We measure the entropy change of charge transitions in an electrostatically defined quantum dot in bilayer graphene. Entropy provides insights into the equilibrium thermodynamic properties of both ground and excited states beyond transport measurements. For the one-carrier regime, the obtained entropy shows that the ground state has a two-fold degeneracy lifted by an out-of-plane magnetic field. This observation is in agreement with previous direct transport measurements and confirms the applicability of this novel method. For the two-carrier regime, the extracted entropy indicates a non-degenerate ground state at zero magnetic field, contrary to previous studies suggesting a three-fold degeneracy. We attribute the degeneracy lifting to the effect of Kane-Mele type spin--orbit interaction on the two-carrier ground state, which has not been observed before. Our work demonstrates the validity and efficacy of entropy measurements as a unique, supplementary experimental tool to investigate the degeneracy of the ground state in quantum devices build in materials such as graphene. This technique, applied to exotic systems with fractional ground state entropies, will be a powerful tool in the study of quantum matter.

Figures (17)

• Figure 1: (a) The system consists of a quantum dot (QD) thermally coupled to a reservoir. The reservoir temperature $T(t)$ is changed by driving a current $I_\mathrm{heater}$ through an ohmic region in the BLG. This region is induced by the heater structure, consisting split gates (SG) and finger gates (FG). The charge detector (CD), capacitively coupled to the QD, carries a current $I_\mathrm{det}$ which changes as the number of charge carriers changes on the QD. For the $0\to 1$- and $1\to 2$-transition, respectively: The DC component of the detector current (b) and (e) with the extracted temperature modulation (continuous traces are fits to eq. \ref{['eq:detDC']}, the electronic background temperatures are $\overline{T}_{0\to 1} = 60mK$ and $\overline{T}_{1\to 2} = 95mK$), second harmonic current normalized to $I_0$ (c) and (f) with extracted entropy change (continuous traces are fits to eq. \ref{['eq:dethamtwo']}), and the entropy obtained by integration (d) and (g) (continuous traces are plots of eq. \ref{['eq:S01']} in (d) and eq. \ref{['eq:S12']}supplemental2025 in (g)).
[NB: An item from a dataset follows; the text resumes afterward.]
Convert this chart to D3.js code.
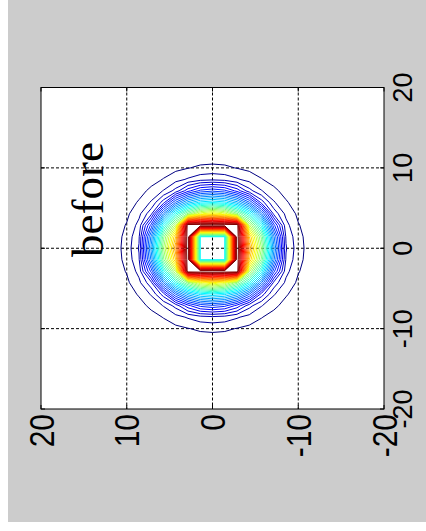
<!DOCTYPE html>
<html>
<head>
<meta charset="utf-8">
<script src="https://cdn.jsdelivr.net/npm/d3@7"></script>
<style>
  body { margin: 0; background: #fff; }
  svg { display: block; }
</style>
</head>
<body>
<div class="chart"></div>
<script>
// tick labels as they read on the (rotated) figure
const bottomTicks = [20, 10, 0, -10, -20];
const rightTicks = [20, 10, 0, -10, -20];
const title = "before";

// field profile, value (0..1 colour range) against
// distance from the centre along the picture's horizontal and vertical
const profileValue = [1.02, 0.875, 0.75, 0.625, 0.5, 0.375, 0.25, 0.1, 0.064, 0.0385, 0.0128, 0];
const radiusH = [2.86, 3.7, 4.15, 4.95, 5.9, 6.6, 7.3, 8.2, 8.6, 9.3, 10.5, 11.5];
const radiusV = [2.86, 3.35, 3.8, 4.3, 5.0, 5.65, 6.6, 7.9, 8.4, 9.1, 10.3, 11.3];
// the 3 x 3 samples next to the centre, [horizontal step][vertical step]
const innerBlock = [
  [0.37, 0.37, 1.02],
  [0.37, 0.37, 1.02],
  [1.02, 1.02, 1.02]
];
const gridN = 29;     // samples across [-20, 20]
const nLevels = 39;

const W = 426, H = 531;
const box = {left: 41, right: 384, top: 87.5, bottom: 409};

const svg = d3.select(".chart").append("svg")
    .attr("width", W)
    .attr("height", H);

svg.append("rect")
    .attr("x", 8).attr("y", 0)
    .attr("width", W - 8).attr("height", 522)
    .attr("fill", "#cccccc");

svg.append("rect")
    .attr("x", box.left).attr("y", box.top)
    .attr("width", box.right - box.left).attr("height", box.bottom - box.top)
    .attr("fill", "#fff");

const hScale = d3.scaleLinear().domain([20, -20]).range([box.left, box.right]);
const vScale = d3.scaleLinear().domain([20, -20]).range([box.top, box.bottom]);

// grid lines
const grid = svg.append("g")
    .attr("stroke", "#000")
    .attr("stroke-width", 1)
    .attr("stroke-dasharray", "3,2");
grid.selectAll(".gv")
    .data(bottomTicks.slice(1, -1))
    .join("line")
    .attr("x1", d => hScale(d)).attr("x2", d => hScale(d))
    .attr("y1", box.top).attr("y2", box.bottom);
grid.selectAll(".gh")
    .data(rightTicks.slice(1, -1))
    .join("line")
    .attr("y1", d => vScale(d)).attr("y2", d => vScale(d))
    .attr("x1", box.left).attr("x2", box.right);

// sample table for d3.contours
const step = 40 / (gridN - 1);
const mid = (gridN - 1) / 2;
const hProf = d3.scaleLinear().domain(radiusH).range(profileValue).clamp(true);
const vProf = d3.scaleLinear().domain(radiusV).range(profileValue).clamp(true);
const sample = (i, j) => {
  if (i <= 2 && j <= 2) return innerBlock[i][j];
  const x = i * step, y = j * step, r = Math.hypot(x, y);
  const w = (x * x) / (r * r);
  return w * hProf(r) + (1 - w) * vProf(r);
};
const values = new Array(gridN * gridN);
for (let r = 0; r < gridN; r++) {
  for (let c = 0; c < gridN; c++) {
    values[r * gridN + c] = sample(Math.abs(c - mid), Math.abs(r - mid));
  }
}
const levels = d3.range(nLevels).map(k => (k + 0.5) / nLevels);

const toData = g => -20 + (g - 0.5) * step;
const path = d3.geoPath(d3.geoTransform({
  point: function(x, y) { this.stream.point(hScale(toData(x)), vScale(toData(y))); }
}));

const jet = t => {
  const c = v => Math.max(0, Math.min(1, v));
  return d3.rgb(255 * c(1.5 - Math.abs(4 * t - 3)),
                255 * c(1.5 - Math.abs(4 * t - 2)),
                255 * c(1.5 - Math.abs(4 * t - 1))).toString();
};
const tScale = d3.scaleLinear().domain(d3.extent(levels)).range([0, 1]);

const contours = d3.contours().size([gridN, gridN]).thresholds(levels)(values);
svg.append("g")
    .attr("fill", "none")
    .attr("stroke-width", 1)
  .selectAll("path")
  .data(contours)
  .join("path")
    .attr("stroke", d => jet(tScale(d.value)))
    .attr("d", path);

// axes box and ticks
svg.append("rect")
    .attr("x", box.left).attr("y", box.top)
    .attr("width", box.right - box.left).attr("height", box.bottom - box.top)
    .attr("fill", "none").attr("stroke", "#000").attr("stroke-width", 1);

const ticks = svg.append("g").attr("stroke", "#000").attr("stroke-width", 1);
bottomTicks.forEach(d => {
  ticks.append("line").attr("x1", hScale(d)).attr("x2", hScale(d)).attr("y1", box.top).attr("y2", box.top + 4);
  ticks.append("line").attr("x1", hScale(d)).attr("x2", hScale(d)).attr("y1", box.bottom).attr("y2", box.bottom - 4);
});
rightTicks.forEach(d => {
  ticks.append("line").attr("y1", vScale(d)).attr("y2", vScale(d)).attr("x1", box.left).attr("x2", box.left + 4);
  ticks.append("line").attr("y1", vScale(d)).attr("y2", vScale(d)).attr("x1", box.right).attr("x2", box.right - 4);
});

// tick labels, rotated with the figure
svg.append("g")
    .attr("font-family", "Liberation Sans, Arial, sans-serif")
    .attr("font-size", 30)
  .selectAll("text")
  .data(bottomTicks)
  .join("text")
    .attr("transform", d => `translate(${hScale(d)},414) rotate(-90) scale(1,1.17)`)
    .attr("text-anchor", "end")
    .attr("dy", "0.36em")
    .text(d => d);

svg.append("g")
    .attr("font-family", "Liberation Sans, Arial, sans-serif")
    .attr("font-size", 27)
  .selectAll("text")
  .data(rightTicks)
  .join("text")
    .attr("transform", d => `translate(412,${vScale(d)}) rotate(-90)`)
    .attr("text-anchor", "middle")
    .text(d => d);

svg.append("text")
    .attr("transform", "translate(103,257) rotate(-90)")
    .attr("font-family", "Liberation Serif, Times New Roman, serif")
    .attr("font-size", 45)
    .text(title);
</script>
</body>
</html>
The gray bars $\pm 0.1 \ln(2)$ as a guide to the eye.
• Figure 2: Evolution of the measured entropy change in out-of-plane magnetic field together with the calculated entropy change (solid line) for the $0\to 1$ (a) and $1\to 2$ transition (b). for the $0\to 1$ and $1\to 2$ transitions. Finite bias spectroscopy measurements in out-of-plane magnetic field performed for the $0\to 1$ (c) and $1\to 2$ transition (d). The states are identified by their behavior in out-of-plane magnetic field.
• Figure 3: Excited state spectra for the one-carrier and two-carrier charge state in an out-of-plane magnetic field including the effect of Kane-Mele type spin--orbit interaction for the $N=2$ charge state. The ground state $\ket{S_v T_s^0} \oplus \ket{T_v^0 S_s}$ is separated from the spin-triplet states $\ket{S_v T_s^+}$, $\ket{S_v T_s^-}$ by an energy gap $\Delta_\mathrm{SO}'$. The ground state crossing is due to the valley-triplet state $\ket{T_v^- S_s}$ and appears at an out-of-plane magnetic field $B^\times$.
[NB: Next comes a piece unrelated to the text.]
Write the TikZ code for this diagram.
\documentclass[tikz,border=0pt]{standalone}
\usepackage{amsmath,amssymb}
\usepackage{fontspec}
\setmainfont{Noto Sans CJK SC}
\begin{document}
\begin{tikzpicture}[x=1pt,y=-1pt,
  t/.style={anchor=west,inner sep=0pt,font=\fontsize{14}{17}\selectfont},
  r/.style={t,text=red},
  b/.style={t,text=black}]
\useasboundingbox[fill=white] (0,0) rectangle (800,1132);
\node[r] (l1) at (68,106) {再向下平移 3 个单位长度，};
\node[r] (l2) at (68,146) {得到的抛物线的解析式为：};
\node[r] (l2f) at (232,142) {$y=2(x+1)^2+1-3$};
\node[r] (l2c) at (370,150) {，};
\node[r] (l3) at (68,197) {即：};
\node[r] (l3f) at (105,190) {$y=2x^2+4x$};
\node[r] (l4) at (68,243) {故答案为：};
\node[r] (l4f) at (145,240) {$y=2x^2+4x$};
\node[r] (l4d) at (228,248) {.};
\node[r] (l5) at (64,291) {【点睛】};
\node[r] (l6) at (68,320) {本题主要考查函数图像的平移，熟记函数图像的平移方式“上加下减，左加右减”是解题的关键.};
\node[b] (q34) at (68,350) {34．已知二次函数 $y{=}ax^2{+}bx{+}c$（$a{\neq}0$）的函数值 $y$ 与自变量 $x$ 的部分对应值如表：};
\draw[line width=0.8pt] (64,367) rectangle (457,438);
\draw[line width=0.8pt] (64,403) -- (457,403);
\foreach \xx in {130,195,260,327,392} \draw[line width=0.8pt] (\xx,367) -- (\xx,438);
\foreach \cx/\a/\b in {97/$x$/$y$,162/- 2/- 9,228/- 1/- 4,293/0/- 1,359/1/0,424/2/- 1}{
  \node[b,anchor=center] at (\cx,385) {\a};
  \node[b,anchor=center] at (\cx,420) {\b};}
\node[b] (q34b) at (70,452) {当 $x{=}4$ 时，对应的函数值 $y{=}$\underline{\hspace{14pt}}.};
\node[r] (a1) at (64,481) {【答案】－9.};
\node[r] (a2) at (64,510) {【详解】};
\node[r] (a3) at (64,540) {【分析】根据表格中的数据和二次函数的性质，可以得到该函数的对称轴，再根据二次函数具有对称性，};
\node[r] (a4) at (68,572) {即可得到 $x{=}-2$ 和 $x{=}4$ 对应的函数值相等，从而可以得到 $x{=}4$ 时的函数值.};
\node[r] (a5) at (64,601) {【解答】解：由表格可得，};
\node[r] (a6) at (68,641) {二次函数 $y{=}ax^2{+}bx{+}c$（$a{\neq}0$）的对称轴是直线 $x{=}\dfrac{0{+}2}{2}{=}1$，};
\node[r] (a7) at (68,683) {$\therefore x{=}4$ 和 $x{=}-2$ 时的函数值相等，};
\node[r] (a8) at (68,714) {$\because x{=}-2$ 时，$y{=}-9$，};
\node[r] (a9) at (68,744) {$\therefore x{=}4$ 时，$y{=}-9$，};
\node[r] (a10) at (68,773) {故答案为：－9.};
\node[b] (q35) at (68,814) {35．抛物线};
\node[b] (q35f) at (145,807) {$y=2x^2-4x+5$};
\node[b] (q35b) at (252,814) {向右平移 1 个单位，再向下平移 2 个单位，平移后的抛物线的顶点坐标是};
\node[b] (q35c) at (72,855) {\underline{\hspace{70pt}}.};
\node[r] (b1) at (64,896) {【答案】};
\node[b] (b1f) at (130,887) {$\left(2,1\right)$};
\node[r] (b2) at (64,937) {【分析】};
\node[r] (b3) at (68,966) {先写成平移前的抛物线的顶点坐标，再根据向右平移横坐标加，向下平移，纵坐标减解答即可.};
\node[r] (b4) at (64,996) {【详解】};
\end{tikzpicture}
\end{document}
• Figure S1: (a) Optical microscope image of the used sample. The BLG flake is outlined in white. The applied back gate voltage is negative, rendering the BLG p-type/hole conducting. The split gate pairs SGM, SGB and SGM, SGT are used to electrostatically define a conducting channel. (b) Schematic of the VdW stack structure in the region where the QD is defined: BLG is encapsulated by hexagonal boron nitride (hBN) surrounded by a global graphite back gate ($\mathrm{BG}$) and with two layers of gold top gates: split gates SGM, SGB to form a one-dimensional channel, and finger gates to form the QD (plunger gate PG and tunneling barrier gates LB, RB). The top gate layers are separated by aluminum oxide ($\mathrm{AlOx}$) as a dielectric. The displacement field is roughly $-0.46V\per nm$ resulting in a band gap of approximately $50meV$ickingTransportSpectroscopyUltraclean2022. The device is operated in the hole conduction regime. The barriers are tuned such that there is no coupling to the left lead. AFM images of the (c) QD (black circles) formed with finger gates LB, PG, RB and the charge detector tuned with finger gate T, and the (d) (e) heater gate structures to form the ohmic constrictions, which are formed with split gates SGM, SGC1, SGC2 and finger gates FGC1 and FGC2.
• Figure S2: (a) Charge detector current as a function of left and right barrier voltage. The plunger gate voltage is fixed to $3.25V$. Three types of resonances, corresponding to three types of QDs are observed: 1. pn-junction defined electron QD under LB corresponding to the horizontal transconductance peaks. 2. barrier defined hole QD between LB and RB corresponding to the bent transconductance peaks. This is the QD used for the entropy measurements. 3. pn-junction defined electron QD under RB corresponding to the vertical transconductance peaks. The number triplet labels the occupation number of the respective QDS (1., 2. 3.). (b) Diagrams showing the band bending induced by the finger gates LB, PG, RB in order to form the different types of QDs for a few exemplary cases. QDs form where the conduction band edge $E_c$ or valence band edge $E_v$ crosses the chemical potential $\mu$ in energy.